Good Morning, class

28 09 2009

Ugh!  Yet again, a wasted hour lecturing.  It’s frustrating, angering even, to lecture when they don’t care, and they’re visible about it too.  But then I put myself in their shoes.  How many hours today have they already been listening to someone lecture them?  How many pages have they filled with nonsense about which they care nothing today?  More transcribing nonsense has got to be the last thing they want to do.  And perhaps they’ve been B.S.ing their way through discussion sessions about books they haven’t read.  They’ve been sitting frozen when asked what they thought about a particular passage, searching for something that will get around that dreaded phrase, “I didn’t read it.”  I remember so many of those moments.

Somehow a lecture that requires constant writing is satisfying.  After it you’ve got something accomplished.  You can imagine you’ve learned something.  And yet it’s out of your head the minute you leave the class.  Well, for most of us it is anyway.

What business have I got expecting them to transcribe my worthless nonsense?  They want to DO something – they want to be asked to do something hard, to be challeneged, and copying notes isn’t challenging, nor is listening to someone drone on about something you’re not interested in challenging.

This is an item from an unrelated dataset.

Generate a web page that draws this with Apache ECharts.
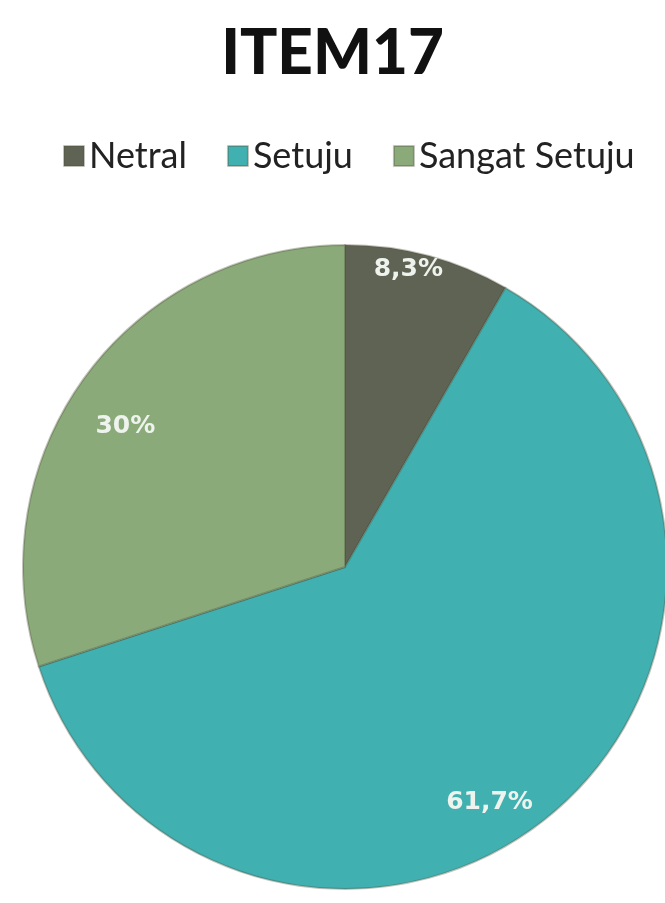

It’s a pretty darned deep question you have to ask yourself, if you really think hard about it; why should my students bother to learn what I’m trying to teach them?  Not too different from “why should anyone want to buy the product I’m selling”, or “why should anyone want to pay for my services?”  It’s a brutal system we have, a market-oriented education system, where teachers are selling education and students are buying.  It’s a humbling experience if you really ask yourself those questions.